1. “What are the effects of different components of interventions (rhythm, pitch; instruments vs. singing; phonological activities in musical context, etc.) on training efficacy?”
2. “What degree of music-driven gains in phonological awareness is needed to impact reading fluency?”
3. “What are the mechanisms underlying improvement: such as attention, motivation, (e.g., OPERA hypothesis; Patel, 2011), speech prosody sensitivity, and/or working memory?”
4. “How are changes in brain function and structure associated with music-training-driven improvements?”
5. “How do individual differences predict response to training? Is there a subset of children that stands to benefit the most from music training?”
(Gordon et al., 2015, p.11)
Chobert, J., Marie, C., Francois, C., Schön, D., and Besson, M. (2011). Enhanced passive and active processing of syllables in musician children. J. Cogn. Neurosci. 23, 3874–3887. doi: 10.1162/jocn_a_00088
Dellatolas, G., Watier, L., Le Normand, M. T., Lubart, T., and Chevrie-Muller, C. (2009). Rhythm reproduction in kindergarten, reading performance at second grade, and developmental dyslexia theories. Arch. Clin. Neuropsychol.
24, 555–563. doi: 10.1093/arclin/acp044
Gordon RL, Fehd HM and McCandliss BD (2015) Does Music Training Enhance Literacy Skills? A Meta-Analysis. Front. Psychol. 6:1777.
Gordon, R. L., Shivers, C. M., Wieland, E. A., Kotz, S. A., Yoder, P. J.,
and Devin McAuley, J. (2015). Musical rhythm discrimination explains individual differences in grammar skills in children. Dev. Sci. 18, 635–644. doi: 10.1111/desc.12230
Magne, C., Schön, D., and Besson, M. (2006). Musician children detect pitch violations in both music and language better than nonmusician children: behavioral and electrophysiological approaches. J. Cogn. Neurosci. 18, 199–211. doi: 10.1162/jocn.2006.18.2.199
Milovanov, R., Huotilainen, M., Esquef, P. A., Alku, P., Välimä ̈ki, V., and Tervaniemi, M. (2009). The role of musical aptitude and language skills in preattentive duration processing in school-aged children. Neurosci. Lett. 460, 161–165. doi: 10.1016/j.neulet.2009.05.063
Patel, A. D. (2011). Why would musical training benefit the neural encoding of speech? The OPERA hypothesis Front. Psychol. 2:142 doi:10.3389/fpsyg.2011.00142
Strait, D. L., Hornickel, J., and Kraus, N. (2011). Subcortical processing of speech regularities underlies reading and music aptitude in children. Behav.

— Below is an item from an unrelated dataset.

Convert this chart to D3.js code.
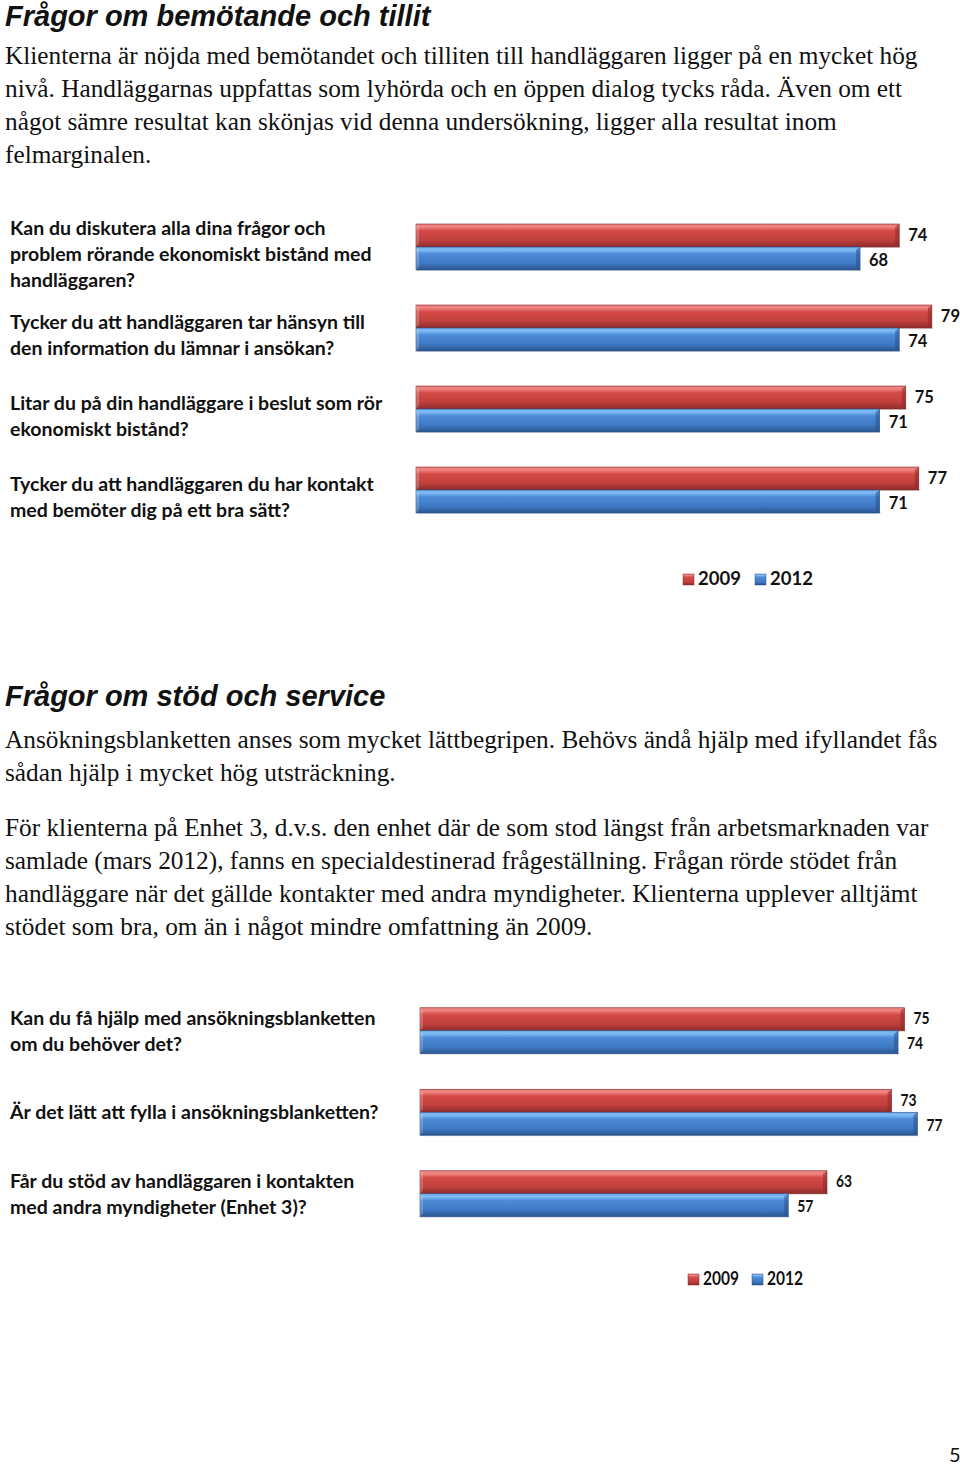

Brain Funct. 7:44. doi: 10.1186/1744-9081-7-44
Tierney, A. T., and Kraus, N. (2013b). The ability to tap to a beat relates to cognitive, linguistic, and perceptual skills. Brain Lang. 124, 225–231. doi: 10.1016/j.bandl.2012.12.014
Woodruff Carr, K., White-Schwoch, T., Tierney, A. T., Strait, D. L., and Kraus, N. (2014). Beat synchronization predicts neural speech encoding and reading readiness in preschoolers. Proc. Natl. Acad. Sci. U.S.A. 111, 14559–14564. doi: 10.1073/pnas.1406219111
As we move deeper into the digital era, we are faced with new challenges for the future of our education system. Independent online learning and unlimited access to information is our new reality. We are striving to adapt to innovative new ideas, to release familiar old ways, and to step up and out of comfort zones into dazzling new ways of thinking and responsiveness in a faster-paced world.
In an age in which skilled manual labour is increasingly being replaced by robots and highly sophisticated technology, reading at a ‘functional’ level has become a massively out-dated concept. Similarly, the widespread practice of training children to answer a question about a written passage by identifying a key word in the question, locating it in the text and then writing out the sentence that surrounds it, is not only a waste of time, but this sham practice is harmful: it allows children to assume that reading is nothing more than a mundane word search exercise.
A specific and urgent challenge for educators today is this: to find new strategies that will equip children to read with understanding. The current emphasis on systematic phonics is disproportionate. We must remember that because phonemes are the smallest sounds of language, each phoneme occupies only a tiny proportion of any sentence, amounting in natural speech to only a fraction of a second. This is why a disproportionate amount of time spent on phonics can interfere with the development of reading with ease, fluency and good comprehension.
Reading well is a feat of delicate coordination between the reader’s eyes, ears and mind in alignment with the ‘voice’ of the author. Achieving this alignment is the process that allows the reader to assimilate meaning as it ‘flies’ off the page (or screen) into the reader’s consciousness.
Reading well depends on an intuitive response to the underlying binary relationship between the subject and predicate in every sentence. The syntax determines the rhythmic structure of the sentence. Consequently, the rhythmic ebb and flow of written language should be felt as intuitively as the rhythmic ebb and flow of speech, even though styles of writing and of speech vary widely. The sentence as a whole and coherent unit is vibrant, elastic and flexible with its meaning perceived not through the synthesis of its many phonemes, but through its overall rhythm and structure.